→ EXERCISE INSTRUCTIONS: Using the data beneath, show every line that includes the word "this".

→ TASK INPUTS:
┄┄┄┄┄┄┄┄┄┄

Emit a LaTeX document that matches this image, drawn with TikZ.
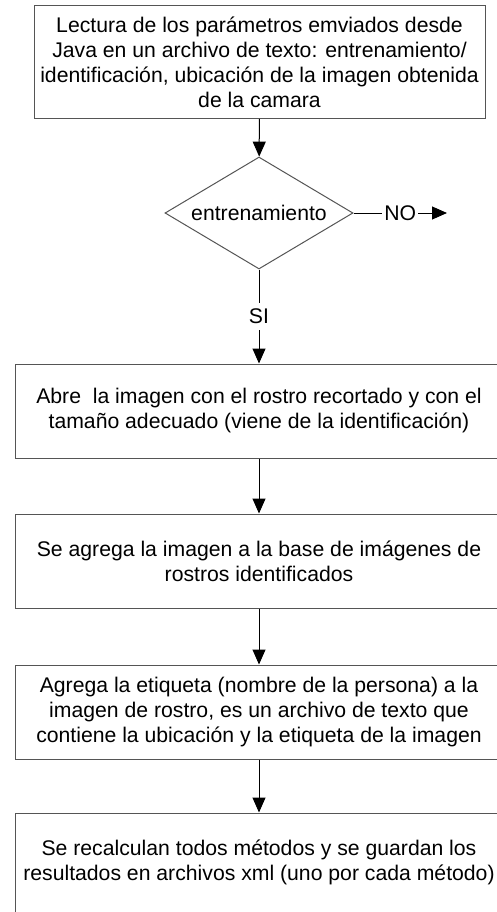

┄┄┄┄┄┄┄┄┄┄

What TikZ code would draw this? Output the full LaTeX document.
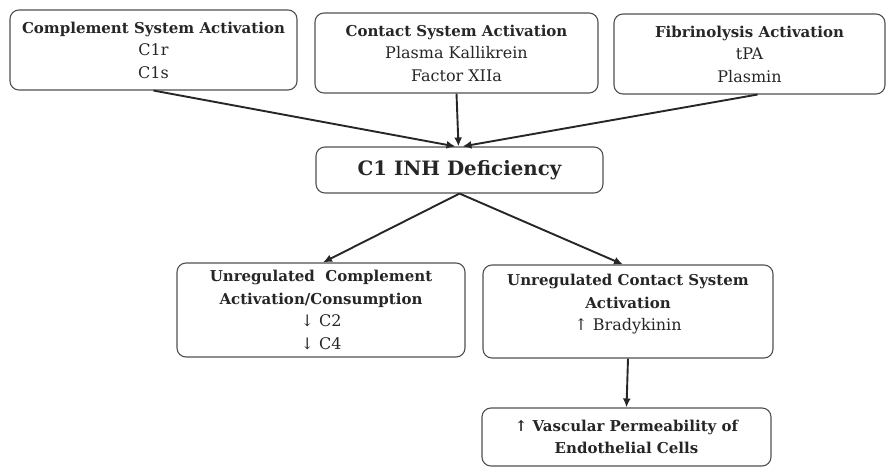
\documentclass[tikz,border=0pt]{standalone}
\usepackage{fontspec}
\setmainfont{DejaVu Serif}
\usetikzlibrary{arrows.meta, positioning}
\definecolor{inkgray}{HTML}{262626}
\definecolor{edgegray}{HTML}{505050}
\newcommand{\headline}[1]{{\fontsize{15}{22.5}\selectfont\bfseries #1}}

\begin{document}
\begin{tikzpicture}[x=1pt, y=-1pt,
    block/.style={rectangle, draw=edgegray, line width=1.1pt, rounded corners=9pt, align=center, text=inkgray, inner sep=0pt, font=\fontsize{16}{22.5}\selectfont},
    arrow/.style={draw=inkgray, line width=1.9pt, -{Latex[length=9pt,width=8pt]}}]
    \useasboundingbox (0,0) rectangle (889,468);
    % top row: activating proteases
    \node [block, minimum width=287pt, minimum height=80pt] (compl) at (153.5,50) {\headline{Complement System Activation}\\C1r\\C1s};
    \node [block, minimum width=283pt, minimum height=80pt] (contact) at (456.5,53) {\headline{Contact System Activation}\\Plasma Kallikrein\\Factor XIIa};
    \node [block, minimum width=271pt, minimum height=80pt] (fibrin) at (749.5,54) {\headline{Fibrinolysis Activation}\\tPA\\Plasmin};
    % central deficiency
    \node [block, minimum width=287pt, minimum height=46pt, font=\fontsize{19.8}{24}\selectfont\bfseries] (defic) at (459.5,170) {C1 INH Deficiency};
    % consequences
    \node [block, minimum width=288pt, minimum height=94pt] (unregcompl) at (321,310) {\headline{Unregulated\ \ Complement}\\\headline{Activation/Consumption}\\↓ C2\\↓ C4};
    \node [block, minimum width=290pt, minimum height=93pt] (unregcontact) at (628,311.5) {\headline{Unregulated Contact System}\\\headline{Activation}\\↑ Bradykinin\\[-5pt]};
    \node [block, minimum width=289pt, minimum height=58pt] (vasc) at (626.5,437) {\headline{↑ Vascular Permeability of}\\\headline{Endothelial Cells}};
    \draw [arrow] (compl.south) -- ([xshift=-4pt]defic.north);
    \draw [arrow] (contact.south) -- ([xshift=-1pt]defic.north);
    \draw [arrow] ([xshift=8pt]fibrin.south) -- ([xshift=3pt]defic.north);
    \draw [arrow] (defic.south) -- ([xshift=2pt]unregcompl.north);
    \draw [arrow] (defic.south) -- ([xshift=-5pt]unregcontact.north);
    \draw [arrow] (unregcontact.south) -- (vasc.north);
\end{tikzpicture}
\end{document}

┄┄┄┄┄┄┄┄┄┄

→ EXPECTED OUTPUT:
Emit a LaTeX document that matches this image, drawn with TikZ.
What TikZ code would draw this? Output the full LaTeX document.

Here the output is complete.